(Entries taken from a collection)
⁂

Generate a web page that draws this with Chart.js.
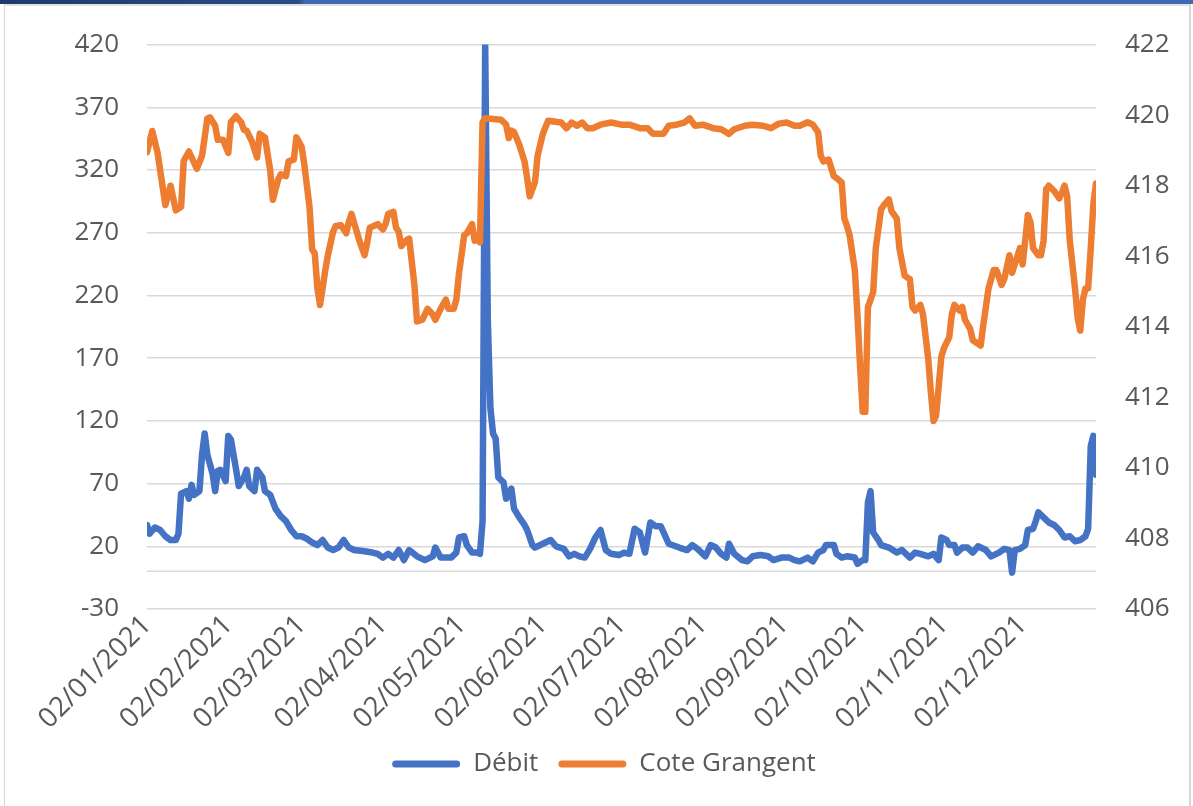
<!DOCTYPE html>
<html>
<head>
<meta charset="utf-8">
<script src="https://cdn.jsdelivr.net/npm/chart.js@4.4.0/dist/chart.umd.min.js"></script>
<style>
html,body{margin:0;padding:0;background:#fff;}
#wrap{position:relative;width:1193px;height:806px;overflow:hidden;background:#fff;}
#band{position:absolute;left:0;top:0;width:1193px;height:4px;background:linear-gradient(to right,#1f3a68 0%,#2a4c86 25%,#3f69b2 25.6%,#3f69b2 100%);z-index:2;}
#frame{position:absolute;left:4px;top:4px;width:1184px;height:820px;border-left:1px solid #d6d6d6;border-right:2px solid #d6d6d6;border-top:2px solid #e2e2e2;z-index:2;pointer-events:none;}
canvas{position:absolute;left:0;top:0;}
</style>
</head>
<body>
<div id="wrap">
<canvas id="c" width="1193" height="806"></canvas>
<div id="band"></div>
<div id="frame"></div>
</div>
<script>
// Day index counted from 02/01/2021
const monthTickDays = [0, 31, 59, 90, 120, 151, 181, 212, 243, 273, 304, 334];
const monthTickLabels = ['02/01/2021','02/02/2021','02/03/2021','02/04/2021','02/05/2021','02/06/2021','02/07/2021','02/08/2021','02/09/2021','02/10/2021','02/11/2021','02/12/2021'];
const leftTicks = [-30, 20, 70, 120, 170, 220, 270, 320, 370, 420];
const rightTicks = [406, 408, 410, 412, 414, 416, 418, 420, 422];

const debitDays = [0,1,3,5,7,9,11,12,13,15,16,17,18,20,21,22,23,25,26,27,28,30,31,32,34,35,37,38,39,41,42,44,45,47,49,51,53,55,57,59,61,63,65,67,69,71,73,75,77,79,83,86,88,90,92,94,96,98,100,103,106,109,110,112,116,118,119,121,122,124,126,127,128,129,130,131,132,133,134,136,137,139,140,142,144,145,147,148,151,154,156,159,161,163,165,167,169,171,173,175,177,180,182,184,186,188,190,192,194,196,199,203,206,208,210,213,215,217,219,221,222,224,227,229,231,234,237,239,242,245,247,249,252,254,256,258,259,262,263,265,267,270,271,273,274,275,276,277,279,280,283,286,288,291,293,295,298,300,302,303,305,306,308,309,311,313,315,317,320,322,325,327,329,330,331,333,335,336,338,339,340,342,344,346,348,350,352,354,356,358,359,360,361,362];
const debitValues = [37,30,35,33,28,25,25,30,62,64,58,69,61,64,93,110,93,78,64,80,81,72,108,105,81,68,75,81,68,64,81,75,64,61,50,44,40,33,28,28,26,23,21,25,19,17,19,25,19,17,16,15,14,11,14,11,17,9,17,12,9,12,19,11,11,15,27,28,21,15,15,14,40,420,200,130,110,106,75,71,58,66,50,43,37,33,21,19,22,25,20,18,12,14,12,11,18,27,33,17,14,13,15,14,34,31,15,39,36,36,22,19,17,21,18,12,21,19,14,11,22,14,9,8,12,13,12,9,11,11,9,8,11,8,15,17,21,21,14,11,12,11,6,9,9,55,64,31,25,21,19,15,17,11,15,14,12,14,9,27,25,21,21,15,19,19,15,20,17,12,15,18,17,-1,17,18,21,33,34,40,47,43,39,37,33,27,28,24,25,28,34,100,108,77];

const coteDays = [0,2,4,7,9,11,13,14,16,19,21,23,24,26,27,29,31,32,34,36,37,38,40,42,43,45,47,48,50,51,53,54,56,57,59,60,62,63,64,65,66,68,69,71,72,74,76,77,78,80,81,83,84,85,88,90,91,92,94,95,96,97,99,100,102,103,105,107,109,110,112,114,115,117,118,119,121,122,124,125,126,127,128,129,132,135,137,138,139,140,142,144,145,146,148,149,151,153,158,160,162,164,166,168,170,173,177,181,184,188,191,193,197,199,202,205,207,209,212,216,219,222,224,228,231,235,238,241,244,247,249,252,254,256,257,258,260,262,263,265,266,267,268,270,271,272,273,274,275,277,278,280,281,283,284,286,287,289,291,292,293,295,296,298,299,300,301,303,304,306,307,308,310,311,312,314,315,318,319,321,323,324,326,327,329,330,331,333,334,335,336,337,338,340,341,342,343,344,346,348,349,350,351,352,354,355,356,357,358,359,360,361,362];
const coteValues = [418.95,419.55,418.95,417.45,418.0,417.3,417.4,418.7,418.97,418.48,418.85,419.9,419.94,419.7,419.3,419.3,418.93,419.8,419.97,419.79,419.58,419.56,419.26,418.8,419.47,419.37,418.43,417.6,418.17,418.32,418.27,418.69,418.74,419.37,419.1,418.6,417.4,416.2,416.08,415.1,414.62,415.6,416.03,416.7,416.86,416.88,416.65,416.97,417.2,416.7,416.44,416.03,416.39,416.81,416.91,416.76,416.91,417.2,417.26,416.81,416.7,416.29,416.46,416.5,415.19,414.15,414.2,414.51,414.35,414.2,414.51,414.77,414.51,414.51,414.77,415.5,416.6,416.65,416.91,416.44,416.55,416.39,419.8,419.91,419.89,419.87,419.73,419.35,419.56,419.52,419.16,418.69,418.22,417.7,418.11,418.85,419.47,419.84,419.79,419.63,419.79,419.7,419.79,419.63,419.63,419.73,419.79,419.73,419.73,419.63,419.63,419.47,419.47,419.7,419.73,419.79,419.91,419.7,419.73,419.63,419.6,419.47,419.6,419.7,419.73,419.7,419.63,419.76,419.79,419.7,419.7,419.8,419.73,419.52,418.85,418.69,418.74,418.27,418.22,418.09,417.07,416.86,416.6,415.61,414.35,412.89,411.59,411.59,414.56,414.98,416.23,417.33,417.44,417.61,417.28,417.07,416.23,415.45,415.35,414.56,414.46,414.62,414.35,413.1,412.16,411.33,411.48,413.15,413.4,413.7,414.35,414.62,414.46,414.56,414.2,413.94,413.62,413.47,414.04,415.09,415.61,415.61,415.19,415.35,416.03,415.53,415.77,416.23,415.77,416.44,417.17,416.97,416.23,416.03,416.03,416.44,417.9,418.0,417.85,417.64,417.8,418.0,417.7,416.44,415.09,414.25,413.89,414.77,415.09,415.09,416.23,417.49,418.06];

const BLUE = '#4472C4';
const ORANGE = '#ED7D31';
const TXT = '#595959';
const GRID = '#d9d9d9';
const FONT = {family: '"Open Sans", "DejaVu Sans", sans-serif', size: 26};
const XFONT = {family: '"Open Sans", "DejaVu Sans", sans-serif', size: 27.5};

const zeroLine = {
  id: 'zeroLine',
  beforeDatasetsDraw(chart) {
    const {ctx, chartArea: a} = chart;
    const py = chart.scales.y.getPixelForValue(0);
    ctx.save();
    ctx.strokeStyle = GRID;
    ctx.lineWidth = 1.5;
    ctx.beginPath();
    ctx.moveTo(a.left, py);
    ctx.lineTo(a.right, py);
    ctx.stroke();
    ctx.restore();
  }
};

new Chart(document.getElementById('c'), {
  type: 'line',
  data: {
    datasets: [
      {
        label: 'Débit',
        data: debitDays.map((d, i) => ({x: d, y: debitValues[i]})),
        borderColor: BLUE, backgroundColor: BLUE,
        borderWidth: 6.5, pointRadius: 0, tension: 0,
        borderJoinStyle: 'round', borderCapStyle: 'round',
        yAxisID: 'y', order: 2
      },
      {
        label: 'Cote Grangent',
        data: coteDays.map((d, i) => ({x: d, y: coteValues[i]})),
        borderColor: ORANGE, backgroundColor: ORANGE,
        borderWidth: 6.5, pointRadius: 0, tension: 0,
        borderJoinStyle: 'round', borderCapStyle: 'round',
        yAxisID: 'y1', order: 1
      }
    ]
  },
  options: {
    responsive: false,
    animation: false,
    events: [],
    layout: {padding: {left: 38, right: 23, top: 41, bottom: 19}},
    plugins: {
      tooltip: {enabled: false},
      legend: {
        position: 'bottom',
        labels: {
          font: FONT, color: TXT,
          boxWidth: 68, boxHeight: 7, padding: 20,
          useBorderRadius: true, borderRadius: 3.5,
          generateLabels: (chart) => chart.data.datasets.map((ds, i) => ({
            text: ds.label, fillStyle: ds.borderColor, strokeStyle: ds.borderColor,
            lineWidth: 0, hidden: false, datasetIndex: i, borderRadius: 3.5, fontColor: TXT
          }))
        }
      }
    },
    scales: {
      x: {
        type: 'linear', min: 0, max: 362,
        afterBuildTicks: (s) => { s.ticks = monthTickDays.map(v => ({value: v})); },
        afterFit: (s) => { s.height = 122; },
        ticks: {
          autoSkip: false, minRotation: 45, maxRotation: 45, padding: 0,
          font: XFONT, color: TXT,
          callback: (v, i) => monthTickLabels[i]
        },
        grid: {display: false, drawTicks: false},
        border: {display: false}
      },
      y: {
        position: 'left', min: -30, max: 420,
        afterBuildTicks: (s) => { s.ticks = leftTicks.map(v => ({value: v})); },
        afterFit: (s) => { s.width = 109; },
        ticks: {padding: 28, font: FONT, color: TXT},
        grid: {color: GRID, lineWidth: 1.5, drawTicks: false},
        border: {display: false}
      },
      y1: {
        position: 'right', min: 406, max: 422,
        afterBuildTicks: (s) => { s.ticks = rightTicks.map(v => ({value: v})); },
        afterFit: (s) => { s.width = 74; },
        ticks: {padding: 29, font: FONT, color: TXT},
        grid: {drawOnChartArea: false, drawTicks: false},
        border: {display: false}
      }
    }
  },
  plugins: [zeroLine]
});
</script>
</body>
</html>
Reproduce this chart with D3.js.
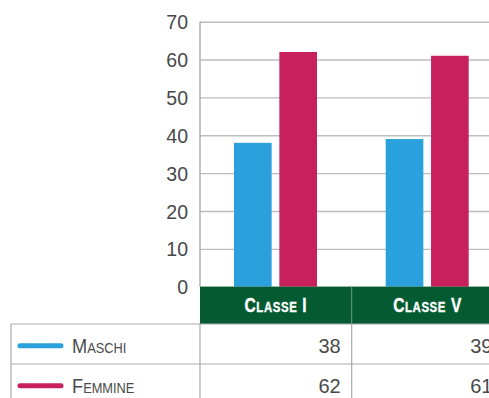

⁂

[Work to do]:
Provide only the number of lines in the entries that hold the word "this".

[Expected answer]:
2